**Dataset**
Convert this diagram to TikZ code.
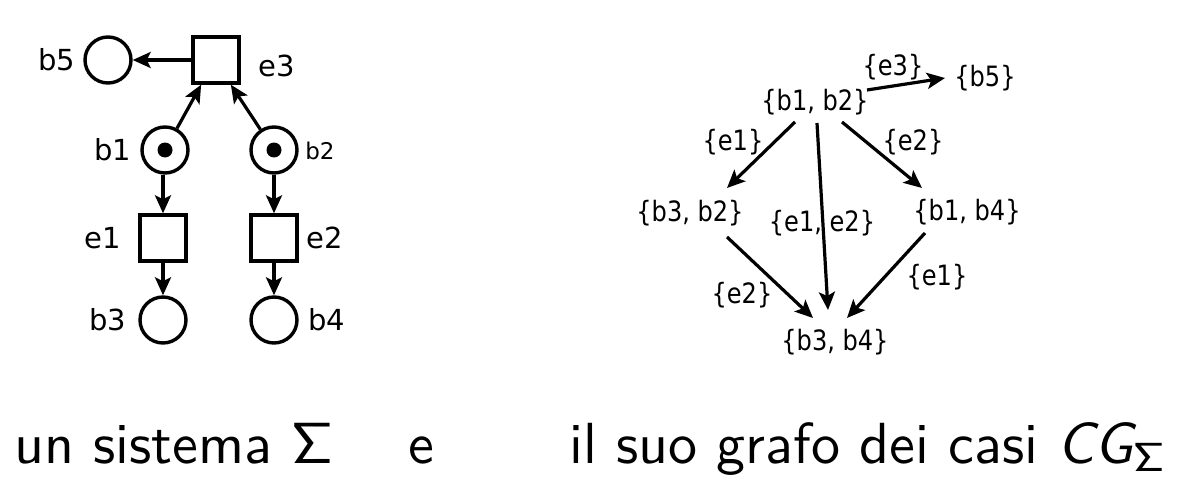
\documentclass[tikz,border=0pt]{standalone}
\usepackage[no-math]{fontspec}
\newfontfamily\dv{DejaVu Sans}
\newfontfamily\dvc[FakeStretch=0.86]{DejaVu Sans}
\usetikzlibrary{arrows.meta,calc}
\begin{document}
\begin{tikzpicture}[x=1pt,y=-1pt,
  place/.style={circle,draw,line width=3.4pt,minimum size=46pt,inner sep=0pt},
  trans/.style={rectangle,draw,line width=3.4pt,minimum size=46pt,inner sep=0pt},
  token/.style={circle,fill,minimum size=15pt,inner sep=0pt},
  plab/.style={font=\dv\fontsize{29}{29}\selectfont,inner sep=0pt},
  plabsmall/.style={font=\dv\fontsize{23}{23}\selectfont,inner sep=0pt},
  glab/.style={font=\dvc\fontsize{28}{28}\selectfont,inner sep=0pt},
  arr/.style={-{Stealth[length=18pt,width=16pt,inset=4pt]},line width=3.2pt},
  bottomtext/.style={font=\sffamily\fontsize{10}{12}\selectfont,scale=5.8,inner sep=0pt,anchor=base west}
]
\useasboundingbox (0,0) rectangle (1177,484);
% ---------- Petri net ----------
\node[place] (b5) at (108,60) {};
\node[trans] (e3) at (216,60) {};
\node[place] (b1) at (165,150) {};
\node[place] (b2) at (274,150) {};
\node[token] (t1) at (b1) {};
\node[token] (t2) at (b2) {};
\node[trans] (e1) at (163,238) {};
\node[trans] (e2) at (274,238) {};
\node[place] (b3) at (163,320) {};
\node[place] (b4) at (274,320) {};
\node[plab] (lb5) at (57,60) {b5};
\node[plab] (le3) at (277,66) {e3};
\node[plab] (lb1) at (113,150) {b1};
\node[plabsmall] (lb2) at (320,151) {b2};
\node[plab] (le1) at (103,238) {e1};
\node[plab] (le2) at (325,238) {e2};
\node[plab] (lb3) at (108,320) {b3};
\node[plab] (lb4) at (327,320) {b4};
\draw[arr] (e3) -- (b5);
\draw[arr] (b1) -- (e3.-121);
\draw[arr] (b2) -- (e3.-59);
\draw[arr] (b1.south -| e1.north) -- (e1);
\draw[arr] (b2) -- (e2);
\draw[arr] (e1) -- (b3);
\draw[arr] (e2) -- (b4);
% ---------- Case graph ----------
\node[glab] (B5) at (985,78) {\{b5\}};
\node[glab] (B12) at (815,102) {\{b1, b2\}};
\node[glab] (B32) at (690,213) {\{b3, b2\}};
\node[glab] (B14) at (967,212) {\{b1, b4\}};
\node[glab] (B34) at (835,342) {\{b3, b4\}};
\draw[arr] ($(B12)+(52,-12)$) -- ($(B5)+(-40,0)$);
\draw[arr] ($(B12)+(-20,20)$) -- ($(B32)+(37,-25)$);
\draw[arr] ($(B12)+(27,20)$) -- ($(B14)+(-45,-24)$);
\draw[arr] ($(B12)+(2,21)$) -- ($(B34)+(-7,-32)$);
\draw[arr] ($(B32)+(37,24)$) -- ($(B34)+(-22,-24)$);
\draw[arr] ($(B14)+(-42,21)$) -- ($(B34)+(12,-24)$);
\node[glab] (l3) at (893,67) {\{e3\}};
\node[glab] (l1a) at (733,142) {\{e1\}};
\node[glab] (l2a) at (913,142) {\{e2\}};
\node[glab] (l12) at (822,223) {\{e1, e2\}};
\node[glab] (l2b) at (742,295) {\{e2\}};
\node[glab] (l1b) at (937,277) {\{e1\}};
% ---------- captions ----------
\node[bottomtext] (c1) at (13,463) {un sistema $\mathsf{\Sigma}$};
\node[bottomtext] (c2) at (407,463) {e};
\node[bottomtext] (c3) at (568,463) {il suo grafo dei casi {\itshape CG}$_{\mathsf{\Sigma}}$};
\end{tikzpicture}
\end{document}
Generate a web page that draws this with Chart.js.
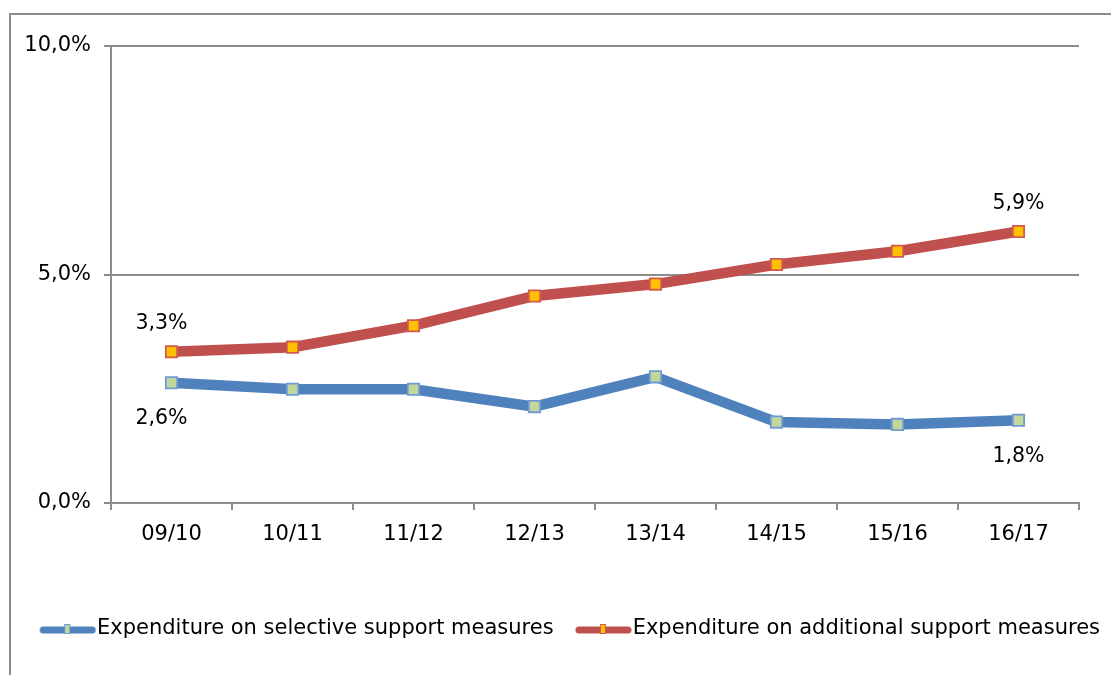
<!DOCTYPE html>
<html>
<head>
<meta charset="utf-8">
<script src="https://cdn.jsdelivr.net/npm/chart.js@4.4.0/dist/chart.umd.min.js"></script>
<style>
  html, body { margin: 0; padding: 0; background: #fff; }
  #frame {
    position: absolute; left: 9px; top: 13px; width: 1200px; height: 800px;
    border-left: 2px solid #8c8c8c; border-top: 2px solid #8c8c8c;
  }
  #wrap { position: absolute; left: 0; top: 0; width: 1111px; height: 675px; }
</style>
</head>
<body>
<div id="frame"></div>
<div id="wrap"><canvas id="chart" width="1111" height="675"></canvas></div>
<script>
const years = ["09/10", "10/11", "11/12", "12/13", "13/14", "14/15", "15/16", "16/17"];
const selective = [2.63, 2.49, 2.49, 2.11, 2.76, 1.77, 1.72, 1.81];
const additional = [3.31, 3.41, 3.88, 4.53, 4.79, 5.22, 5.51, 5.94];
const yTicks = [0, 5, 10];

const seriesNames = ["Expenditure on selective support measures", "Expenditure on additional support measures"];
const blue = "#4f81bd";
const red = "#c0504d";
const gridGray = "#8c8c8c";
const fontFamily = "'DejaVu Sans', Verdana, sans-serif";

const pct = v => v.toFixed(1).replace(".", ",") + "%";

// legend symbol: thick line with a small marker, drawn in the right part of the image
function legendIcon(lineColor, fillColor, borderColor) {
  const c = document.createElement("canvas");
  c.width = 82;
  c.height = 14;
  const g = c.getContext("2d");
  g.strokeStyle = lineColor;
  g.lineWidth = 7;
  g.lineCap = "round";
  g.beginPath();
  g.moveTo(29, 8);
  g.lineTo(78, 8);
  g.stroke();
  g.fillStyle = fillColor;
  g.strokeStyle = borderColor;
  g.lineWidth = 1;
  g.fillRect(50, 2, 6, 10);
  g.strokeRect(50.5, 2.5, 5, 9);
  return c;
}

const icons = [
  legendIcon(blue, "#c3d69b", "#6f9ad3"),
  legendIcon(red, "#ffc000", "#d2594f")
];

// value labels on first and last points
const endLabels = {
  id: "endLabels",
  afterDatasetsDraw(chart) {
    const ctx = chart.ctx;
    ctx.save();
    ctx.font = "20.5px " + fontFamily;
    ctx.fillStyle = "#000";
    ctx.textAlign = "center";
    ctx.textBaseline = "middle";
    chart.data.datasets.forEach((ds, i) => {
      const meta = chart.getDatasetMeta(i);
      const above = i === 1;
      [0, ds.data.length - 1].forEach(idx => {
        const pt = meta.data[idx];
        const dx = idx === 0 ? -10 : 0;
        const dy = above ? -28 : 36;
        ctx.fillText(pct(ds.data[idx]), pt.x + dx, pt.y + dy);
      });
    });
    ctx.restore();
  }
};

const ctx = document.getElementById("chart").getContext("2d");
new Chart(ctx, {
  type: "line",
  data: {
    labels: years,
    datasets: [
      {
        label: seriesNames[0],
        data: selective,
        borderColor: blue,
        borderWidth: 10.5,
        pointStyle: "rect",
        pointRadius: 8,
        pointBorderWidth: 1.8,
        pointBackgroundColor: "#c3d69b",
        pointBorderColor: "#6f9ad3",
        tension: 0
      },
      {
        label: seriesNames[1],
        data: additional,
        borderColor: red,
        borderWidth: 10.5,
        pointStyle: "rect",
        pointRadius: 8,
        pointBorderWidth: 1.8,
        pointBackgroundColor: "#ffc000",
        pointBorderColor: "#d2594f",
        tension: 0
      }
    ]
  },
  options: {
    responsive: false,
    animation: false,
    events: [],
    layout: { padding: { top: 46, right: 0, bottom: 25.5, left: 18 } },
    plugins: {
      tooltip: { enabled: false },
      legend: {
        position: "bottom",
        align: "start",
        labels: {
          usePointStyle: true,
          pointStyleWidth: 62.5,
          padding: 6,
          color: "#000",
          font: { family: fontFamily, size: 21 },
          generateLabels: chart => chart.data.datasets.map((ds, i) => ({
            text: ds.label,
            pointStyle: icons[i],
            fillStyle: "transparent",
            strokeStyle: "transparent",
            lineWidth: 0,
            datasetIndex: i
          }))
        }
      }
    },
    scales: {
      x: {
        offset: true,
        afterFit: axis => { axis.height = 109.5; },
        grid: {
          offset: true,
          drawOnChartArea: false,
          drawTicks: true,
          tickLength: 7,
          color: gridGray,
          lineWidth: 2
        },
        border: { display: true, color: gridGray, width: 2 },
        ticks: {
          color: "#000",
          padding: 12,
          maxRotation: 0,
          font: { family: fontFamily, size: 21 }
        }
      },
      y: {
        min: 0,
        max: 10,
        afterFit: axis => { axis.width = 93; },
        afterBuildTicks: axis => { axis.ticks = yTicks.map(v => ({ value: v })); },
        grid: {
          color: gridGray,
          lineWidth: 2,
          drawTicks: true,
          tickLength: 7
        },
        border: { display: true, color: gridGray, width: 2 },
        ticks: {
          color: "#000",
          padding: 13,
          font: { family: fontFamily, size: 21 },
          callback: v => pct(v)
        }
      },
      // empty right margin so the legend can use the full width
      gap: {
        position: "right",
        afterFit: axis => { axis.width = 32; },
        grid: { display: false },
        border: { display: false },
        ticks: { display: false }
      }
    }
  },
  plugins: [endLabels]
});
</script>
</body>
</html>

**Exercise task**
Retype the section that opens with the line holding "Generate a web" and closes with the line holding "const pct = v", exactly as it reads, without any pictures.

**Answer to this exercise**
Generate a web page that draws this with Chart.js.
<!DOCTYPE html>
<html>
<head>
<meta charset="utf-8">
<script src="https://cdn.jsdelivr.net/npm/chart.js@4.4.0/dist/chart.umd.min.js"></script>
<style>
  html, body { margin: 0; padding: 0; background: #fff; }
  #frame {
    position: absolute; left: 9px; top: 13px; width: 1200px; height: 800px;
    border-left: 2px solid #8c8c8c; border-top: 2px solid #8c8c8c;
  }
  #wrap { position: absolute; left: 0; top: 0; width: 1111px; height: 675px; }
</style>
</head>
<body>
<div id="frame"></div>
<div id="wrap"><canvas id="chart" width="1111" height="675"></canvas></div>
<script>
const years = ["09/10", "10/11", "11/12", "12/13", "13/14", "14/15", "15/16", "16/17"];
const selective = [2.63, 2.49, 2.49, 2.11, 2.76, 1.77, 1.72, 1.81];
const additional = [3.31, 3.41, 3.88, 4.53, 4.79, 5.22, 5.51, 5.94];
const yTicks = [0, 5, 10];

const seriesNames = ["Expenditure on selective support measures", "Expenditure on additional support measures"];
const blue = "#4f81bd";
const red = "#c0504d";
const gridGray = "#8c8c8c";
const fontFamily = "'DejaVu Sans', Verdana, sans-serif";

const pct = v => v.toFixed(1).replace(".", ",") + "%";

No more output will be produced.